Failed Hill Climb:  If you fail to get up a hill section of the trial then there is only one course of action to follow. At the moment you fail to climb the hill your vehicle will stop (obviously) depending upon the incline of the hill you may (or may not) be able to hold the vehicle on the foot-brake brake. You must always instantly select reverse gear and then take your foot off the brake pedal (yes that's off the brake pedal), release the clutch and drive back down the hill in reverse gear. If you have stalled the engine, then still select reverse gear and as you take your foot off the brake pedal, start the engine, then reverse back down the hill.  Keep on the same path you took to get up there.

Warning: If you try and reverse down a steep hill using only your brakes you can easily get into an uncontrollable down-hill slide and at quite a fast speed. You may not be able to drive a steady path and your vehicle can bounce off the path and even over-turn.  If the Clerk of Course is shouting at you with a beetroot face and steam coming from his ears, then listen to what he is saying and do the same!

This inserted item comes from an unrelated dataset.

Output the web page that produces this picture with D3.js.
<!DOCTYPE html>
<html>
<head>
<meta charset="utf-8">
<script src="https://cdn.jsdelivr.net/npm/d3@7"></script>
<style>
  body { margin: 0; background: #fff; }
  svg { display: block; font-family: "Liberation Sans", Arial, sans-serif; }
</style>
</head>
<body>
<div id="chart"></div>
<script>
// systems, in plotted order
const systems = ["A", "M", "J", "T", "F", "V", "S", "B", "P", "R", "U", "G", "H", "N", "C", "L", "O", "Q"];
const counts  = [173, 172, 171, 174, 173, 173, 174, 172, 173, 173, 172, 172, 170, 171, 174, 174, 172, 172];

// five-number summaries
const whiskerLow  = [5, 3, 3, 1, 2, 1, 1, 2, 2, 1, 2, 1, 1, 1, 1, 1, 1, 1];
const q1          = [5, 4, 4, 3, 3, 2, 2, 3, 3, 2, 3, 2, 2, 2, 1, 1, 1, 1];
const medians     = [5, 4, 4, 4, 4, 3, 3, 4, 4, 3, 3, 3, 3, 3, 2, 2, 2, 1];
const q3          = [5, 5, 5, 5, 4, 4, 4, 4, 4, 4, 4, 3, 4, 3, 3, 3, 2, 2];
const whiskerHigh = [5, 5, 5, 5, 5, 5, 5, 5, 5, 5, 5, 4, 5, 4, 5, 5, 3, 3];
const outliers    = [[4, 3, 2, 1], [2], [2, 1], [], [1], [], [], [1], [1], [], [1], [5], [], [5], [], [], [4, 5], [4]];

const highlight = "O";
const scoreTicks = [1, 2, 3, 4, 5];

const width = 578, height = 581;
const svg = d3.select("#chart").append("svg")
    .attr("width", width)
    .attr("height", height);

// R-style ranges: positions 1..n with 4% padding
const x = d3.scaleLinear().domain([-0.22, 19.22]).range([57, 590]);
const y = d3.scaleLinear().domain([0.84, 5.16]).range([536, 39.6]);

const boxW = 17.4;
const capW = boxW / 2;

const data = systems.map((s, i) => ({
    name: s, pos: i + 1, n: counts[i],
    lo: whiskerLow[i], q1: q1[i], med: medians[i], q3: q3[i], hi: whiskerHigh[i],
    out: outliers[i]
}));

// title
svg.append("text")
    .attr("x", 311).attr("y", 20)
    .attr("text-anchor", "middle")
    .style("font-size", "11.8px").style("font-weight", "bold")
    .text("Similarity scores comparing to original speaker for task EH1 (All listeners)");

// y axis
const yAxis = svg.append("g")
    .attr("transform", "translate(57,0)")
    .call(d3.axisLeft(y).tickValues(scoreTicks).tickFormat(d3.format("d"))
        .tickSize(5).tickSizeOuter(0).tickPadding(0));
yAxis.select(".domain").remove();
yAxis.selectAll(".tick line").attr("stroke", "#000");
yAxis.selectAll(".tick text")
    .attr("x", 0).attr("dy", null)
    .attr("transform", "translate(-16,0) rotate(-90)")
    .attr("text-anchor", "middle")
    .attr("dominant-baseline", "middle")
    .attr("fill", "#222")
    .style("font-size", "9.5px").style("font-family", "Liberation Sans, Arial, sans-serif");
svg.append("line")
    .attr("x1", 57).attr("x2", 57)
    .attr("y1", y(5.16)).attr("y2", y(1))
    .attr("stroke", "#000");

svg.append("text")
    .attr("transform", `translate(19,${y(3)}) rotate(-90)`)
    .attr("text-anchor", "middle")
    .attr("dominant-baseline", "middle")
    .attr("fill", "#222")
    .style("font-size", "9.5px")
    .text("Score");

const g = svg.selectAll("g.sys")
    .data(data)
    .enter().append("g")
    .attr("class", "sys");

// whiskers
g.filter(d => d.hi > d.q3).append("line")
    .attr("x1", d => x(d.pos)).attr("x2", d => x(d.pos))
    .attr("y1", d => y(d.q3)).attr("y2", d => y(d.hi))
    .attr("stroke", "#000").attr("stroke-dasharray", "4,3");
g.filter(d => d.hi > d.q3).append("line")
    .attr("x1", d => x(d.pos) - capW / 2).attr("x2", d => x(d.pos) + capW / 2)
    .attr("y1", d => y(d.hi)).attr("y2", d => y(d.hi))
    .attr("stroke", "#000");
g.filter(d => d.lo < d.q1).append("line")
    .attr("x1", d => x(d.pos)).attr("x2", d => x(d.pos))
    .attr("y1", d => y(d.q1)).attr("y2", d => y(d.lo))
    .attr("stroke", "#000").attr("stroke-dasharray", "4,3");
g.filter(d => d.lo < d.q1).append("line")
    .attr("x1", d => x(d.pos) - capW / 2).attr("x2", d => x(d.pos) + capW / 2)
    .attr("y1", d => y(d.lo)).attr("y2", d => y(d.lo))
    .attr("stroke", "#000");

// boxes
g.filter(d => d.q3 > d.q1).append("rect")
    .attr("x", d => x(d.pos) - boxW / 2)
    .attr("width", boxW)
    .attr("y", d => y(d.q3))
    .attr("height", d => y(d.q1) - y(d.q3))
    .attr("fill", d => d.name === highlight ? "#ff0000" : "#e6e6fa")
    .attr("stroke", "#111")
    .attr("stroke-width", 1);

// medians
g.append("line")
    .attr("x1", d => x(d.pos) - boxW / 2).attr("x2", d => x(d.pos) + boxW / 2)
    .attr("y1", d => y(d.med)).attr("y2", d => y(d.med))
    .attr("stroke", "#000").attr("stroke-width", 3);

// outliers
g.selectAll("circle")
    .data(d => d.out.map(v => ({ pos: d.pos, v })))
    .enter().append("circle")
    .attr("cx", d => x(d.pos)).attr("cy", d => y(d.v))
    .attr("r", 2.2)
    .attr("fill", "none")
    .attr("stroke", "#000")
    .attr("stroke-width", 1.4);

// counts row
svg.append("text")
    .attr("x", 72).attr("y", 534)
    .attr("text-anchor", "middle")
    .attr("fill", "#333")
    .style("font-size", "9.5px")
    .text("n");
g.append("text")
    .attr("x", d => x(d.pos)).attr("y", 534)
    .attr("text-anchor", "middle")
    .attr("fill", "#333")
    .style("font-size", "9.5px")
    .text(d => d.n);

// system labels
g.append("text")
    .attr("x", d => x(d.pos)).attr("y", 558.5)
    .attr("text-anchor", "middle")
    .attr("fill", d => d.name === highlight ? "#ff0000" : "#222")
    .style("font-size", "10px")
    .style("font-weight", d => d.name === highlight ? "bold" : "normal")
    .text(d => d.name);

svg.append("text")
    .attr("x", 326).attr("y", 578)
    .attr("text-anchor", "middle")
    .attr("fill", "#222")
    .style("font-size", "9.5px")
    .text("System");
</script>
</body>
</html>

Don't be timid when it comes to mud, too slow and you will be stuck like glue, too much gas at the start and you will dig yourself into the mire. You need a fairly reasonable entry speed to build up some momentum (similar to climbing a big hill) and then plenty of controlled acceleration to get you through in third gear without too much wheel spin.  Don't worry about getting stuck (because you will) as there will always be another club member available to pull you out.


Unless your driving a CCV motor, water shouldn't be a problem as the Clerk of Course won't set a course through any deep watercourses, however if you have a petrol engine vehicle take some WD40 or similar as you may need this for the ignition.  If you have seen pictures of Land Rover in water up to the roof, it’s either us having a laugh at the War of the Roses or it's not our club!